Into the Darkness.
The last late Dragonfly of the season took to the air above the pond at Chateaux Chaos a week ago. She hovered around planting her eggs in the moss and weeds. In three years’ time her children will emerge having gorged themselves on the toadpoles in the depths.
As the evenings draw in, and the nights become chill and clear, it seems time to prepare poetry for the Samhain Eisteddfod, to invoke the Elder Gods, and to return again to cosmological questions.
Standard conventional Big Bang Cosmology depends on the idea of an expanding universe, and the fairly recently observed mismatch between the redshifts and the luminosities of type 1A supernovae has led to the further twist that the hypothesised expansion of the universe has apparently progressively speeded up during the last half of its expansion to date.
Despite the manifold problems with all versions of the Big Bang theory, and its general metaphysical distastefulness, it seems difficult to find papers on cosmology that do not automatically assume that we inhabit an expanding universe and which try to interpret all observational data accordingly.
However an interesting exception occurs here http://arxiv.org/pdf/1002.0525v1.pdf
The ‘Angular Size’ of structures in the cosmos may give some indication of the geometry and topology of the universe in space and time. Many models based on expansion predict that structures at very great distances in space (and therefore time), should appear magnified because of the subsequent expansion.

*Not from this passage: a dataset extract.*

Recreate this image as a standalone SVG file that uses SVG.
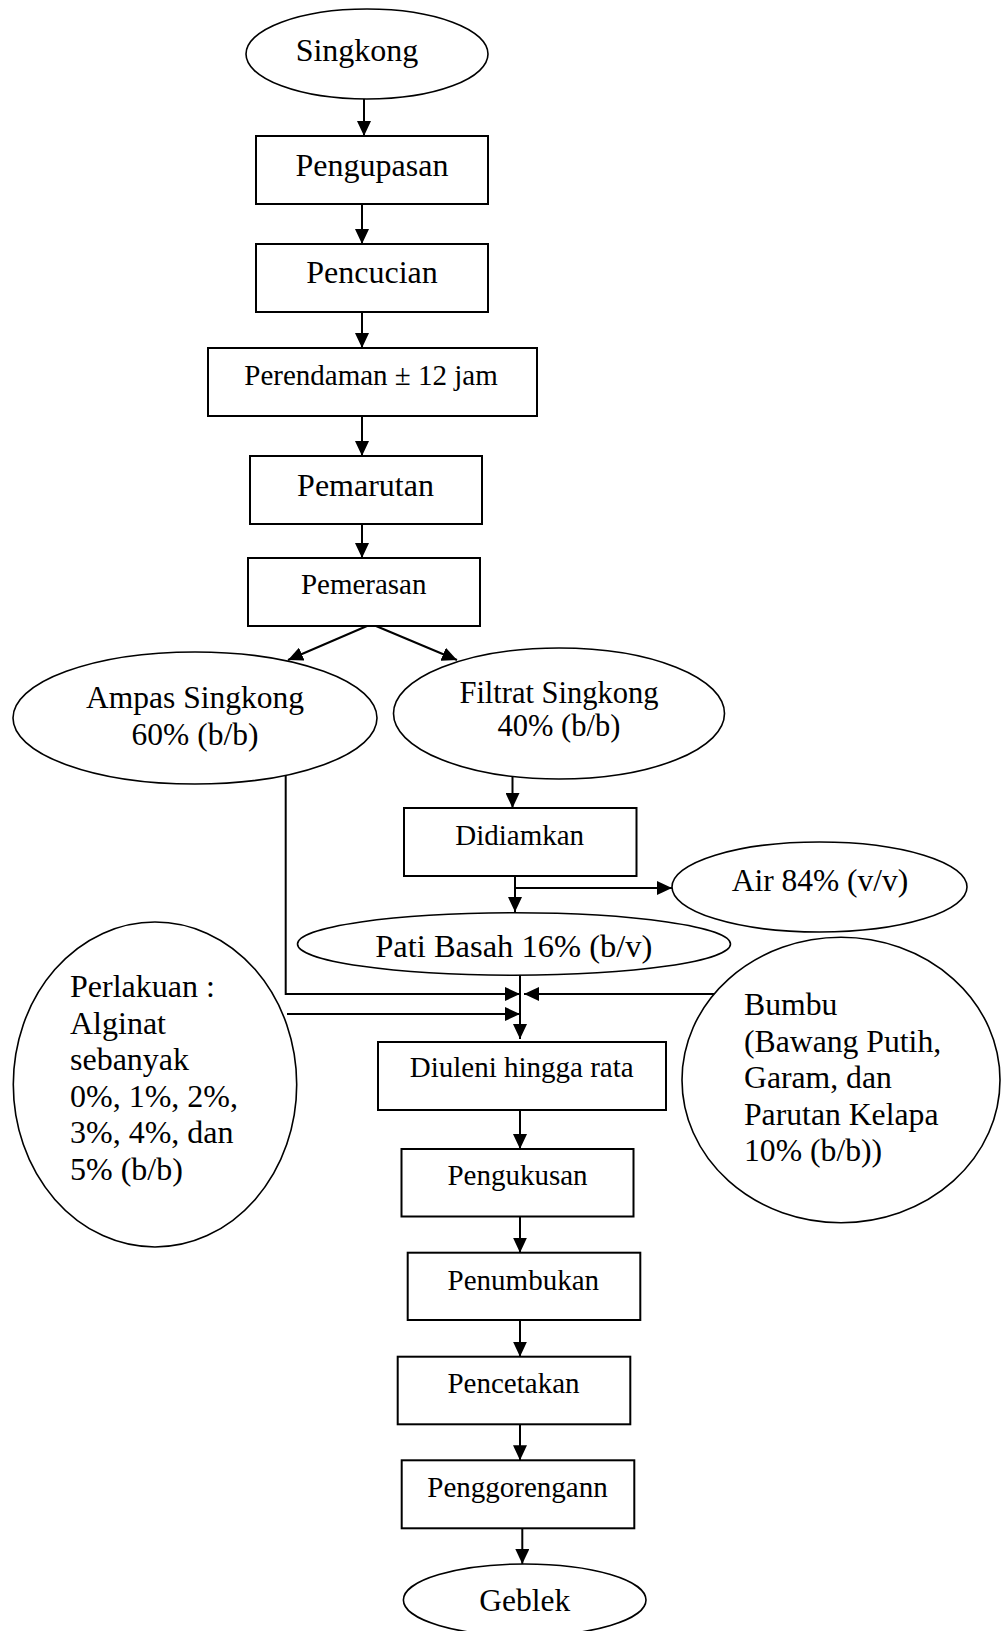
<svg xmlns="http://www.w3.org/2000/svg" width="1001" height="1631" viewBox="0 0 1001 1631">
<style>
.bx{fill:#fff;stroke:#000;stroke-width:2}
.el{fill:#fff;stroke:#000;stroke-width:1.6}
.t{font-family:"Liberation Serif","Times New Roman",serif;fill:#000;text-anchor:middle}
.l{text-anchor:start}
.b{font-size:32px}
.s{font-size:29px}
.cn line,.cn polyline{stroke:#000;stroke-width:2;fill:none}
</style>
<defs>
<marker id="ah" markerUnits="userSpaceOnUse" markerWidth="15" markerHeight="14" refX="15" refY="7" orient="auto">
<path d="M0,0 L15,7 L0,14 z" fill="#000"/>
</marker>
</defs>
<rect width="1001" height="1631" fill="#fff"/>
<g class="cn">
<line x1="364" y1="99" x2="364" y2="136" marker-end="url(#ah)"/>
<line x1="362" y1="204" x2="362" y2="244" marker-end="url(#ah)"/>
<line x1="362" y1="312" x2="362" y2="348" marker-end="url(#ah)"/>
<line x1="362" y1="416" x2="362" y2="456" marker-end="url(#ah)"/>
<line x1="362" y1="524" x2="362" y2="558" marker-end="url(#ah)"/>
<line x1="367" y1="626" x2="288" y2="660" marker-end="url(#ah)"/>
<line x1="376" y1="626" x2="457" y2="660" marker-end="url(#ah)"/>
<line x1="512.5" y1="773" x2="512.5" y2="808" marker-end="url(#ah)"/>
<line x1="515" y1="876" x2="515" y2="912" marker-end="url(#ah)"/>
<line x1="515" y1="888" x2="672" y2="888" marker-end="url(#ah)"/>
<line x1="520" y1="975" x2="520" y2="1039" marker-end="url(#ah)"/>
<polyline points="285.7,775 285.7,994 520,994" marker-end="url(#ah)"/>
<line x1="719" y1="994" x2="524" y2="994" marker-end="url(#ah)"/>
<line x1="287" y1="1014" x2="520" y2="1014" marker-end="url(#ah)"/>
<line x1="520" y1="1110" x2="520" y2="1149" marker-end="url(#ah)"/>
<line x1="520" y1="1216.5" x2="520" y2="1252.7" marker-end="url(#ah)"/>
<line x1="520" y1="1320" x2="520" y2="1356.7" marker-end="url(#ah)"/>
<line x1="520" y1="1424.3" x2="520" y2="1460.3" marker-end="url(#ah)"/>
<line x1="522.3" y1="1528.3" x2="522.3" y2="1564" marker-end="url(#ah)"/>
</g>
<g id="singkong"><ellipse class="el" cx="367" cy="54" rx="121" ry="45"/><text class="t b" x="357" y="61">Singkong</text></g>
<g id="pengupasan"><rect class="bx" x="256" y="136" width="232" height="68"/><text class="t b" x="372" y="176">Pengupasan</text></g>
<g id="pencucian"><rect class="bx" x="256" y="244" width="232" height="68"/><text class="t b" x="372" y="283">Pencucian</text></g>
<g id="perendaman"><rect class="bx" x="208" y="348" width="329" height="68"/><text class="t s" x="371" y="385">Perendaman ± 12 jam</text></g>
<g id="pemarutan"><rect class="bx" x="250" y="456" width="232" height="68"/><text class="t b" x="365.5" y="496">Pemarutan</text></g>
<g id="pemerasan"><rect class="bx" x="248" y="558" width="232" height="68"/><text class="t s" x="363.7" y="594">Pemerasan</text></g>
<g id="ampas"><ellipse class="el" cx="195" cy="718" rx="182" ry="66"/><text class="t" style="font-size:31.5px" x="195" y="707.5">Ampas Singkong</text><text class="t" style="font-size:31.5px" x="195" y="745">60% (b/b)</text></g>
<g id="filtrat"><ellipse class="el" cx="559" cy="713.5" rx="165.5" ry="65.5"/><text class="t" style="font-size:30.5px" x="559" y="703">Filtrat Singkong</text><text class="t" style="font-size:30.5px" x="559" y="736">40% (b/b)</text></g>
<g id="didiamkan"><rect class="bx" x="404" y="808" width="232.5" height="68"/><text class="t s" x="519.7" y="845">Didiamkan</text></g>
<g id="air"><ellipse class="el" cx="819.5" cy="887" rx="147.5" ry="45"/><text class="t" style="font-size:31.5px" x="820" y="891">Air 84% (v/v)</text></g>
<g id="pati"><ellipse class="el" cx="514" cy="944" rx="216.5" ry="31.2"/><text class="t" style="font-size:32.5px" x="513.8" y="957.3">Pati Basah 16% (b/v)</text></g>
<g id="perlakuan"><ellipse class="el" cx="155" cy="1084.5" rx="141.7" ry="162.5"/>
<text class="t l b" x="70" y="997">Perlakuan :</text>
<text class="t l b" x="70" y="1033.6">Alginat</text>
<text class="t l b" x="70" y="1070.2">sebanyak</text>
<text class="t l b" x="70" y="1106.8">0%, 1%, 2%,</text>
<text class="t l b" x="70" y="1143.4">3%, 4%, dan</text>
<text class="t l b" x="70" y="1180">5% (b/b)</text></g>
<g id="bumbu"><ellipse class="el" cx="841" cy="1080" rx="159" ry="142.7"/>
<text class="t l" style="font-size:31.7px" x="744" y="1015">Bumbu</text>
<text class="t l" style="font-size:31.7px" x="744" y="1051.6">(Bawang Putih,</text>
<text class="t l" style="font-size:31.7px" x="744" y="1088.2">Garam, dan</text>
<text class="t l" style="font-size:31.7px" x="744" y="1124.8">Parutan Kelapa</text>
<text class="t l" style="font-size:31.7px" x="744" y="1161.4">10% (b/b))</text></g>
<g id="diuleni"><rect class="bx" x="378" y="1042" width="288" height="68"/><text class="t s" x="521.7" y="1077">Diuleni hingga rata</text></g>
<g id="pengukusan"><rect class="bx" x="401.5" y="1149" width="232" height="67.5"/><text class="t s" x="517.5" y="1185">Pengukusan</text></g>
<g id="penumbukan"><rect class="bx" x="407.7" y="1252.7" width="232.6" height="67.3"/><text class="t s" x="523.3" y="1290">Penumbukan</text></g>
<g id="pencetakan"><rect class="bx" x="397.7" y="1356.7" width="232.6" height="67.6"/><text class="t s" x="513.5" y="1393.3">Pencetakan</text></g>
<g id="penggorengann"><rect class="bx" x="401.7" y="1460.3" width="232.6" height="68"/><text class="t s" x="517.5" y="1497.3">Penggorengann</text></g>
<g id="geblek"><ellipse class="el" cx="524.7" cy="1600" rx="121.3" ry="36"/><text class="t" style="font-size:31.5px" x="524.7" y="1611">Geblek</text></g>
</svg>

Hypersphere Cosmology also predicts the magnification of very distant structures, but for a different reason. In Hypersphere Cosmology the small positive spacetime curvature of a non-expanding (vorticitation stabilised) cosmic hypersphere will exert a lensing effect which will not only magnify very distant structures but which will also diminish closer structures. This diminution of closer structures will create the optical illusion of a universe which appears to have undergone an accelerating expansion during the last half of its expansion to date, if observers wrongly assume that they look out over a gravitationally ‘flat’ universe.
In the graph below the horizontal axis, (shown marked with 1 billion light year divisions) stretches from the observer at the origin to the limit of observation which corresponds to the hyperspherical antipode distance in Hypersphere Cosmology. We have used the figure of 13.8 billion light years here. The actual distance may differ slightly from this; we await a more precise measurement of the Anderson deceleration or the undistorted Hubble distance.
(GM/L^2 = A, where G = Gravitational constant, M = Mass of universe, L = Antipode distance which corresponds to Hubble distance, A = Anderson deceleration which corresponds to the spacetime curvature.)
The vertical axis for a number of factors runs from zero to three, marked in divisions of 0.5 with the unity line highlighted in purple for clarity.
The red line shows redshift Z, where Z = (c/(c-(dA)^0.5)-1 where d = astronomical distance.
Note that a redshift of 1 at about 7 billion light years denotes the halfway point to the antipode distance. Redshift climbs exponentially towards infinity at the antipode; observations become increasingly difficult up to redshift 10 and then virtually impossible beyond.
The yellow line represents schematically the hyperspherical geodesic from the observer to the observer’s antipode; the curved path that light actually takes in the cosmic hypersphere.
The blue line represents schematically the observer’s assumed sight line for flat space.
The green line represents schematically the difference between the actual and the assumed sight line, and thus the degree of Hyperspherical Lensing LH, that light becomes subject to at various distances. Note that in this revised version of the model, the line has the inverse configuration to previous models on this site and the equation governing it has the form
LH = 1/(1+((d-d^2)^0.5))-d) where here, d = astronomical distance/antipode distance.
The negative lensing at distances below 7 billion light years explains the anomalously low luminosity of type 1A supernovae without recourse to the hypothesis of an accelerating expansion driven by some mysterious dark energy.
The positive lensing at distances greater than 7 billion light years explains the increase in angular size of very distant structures without recourse to the hypothesis of an expanding universe at all.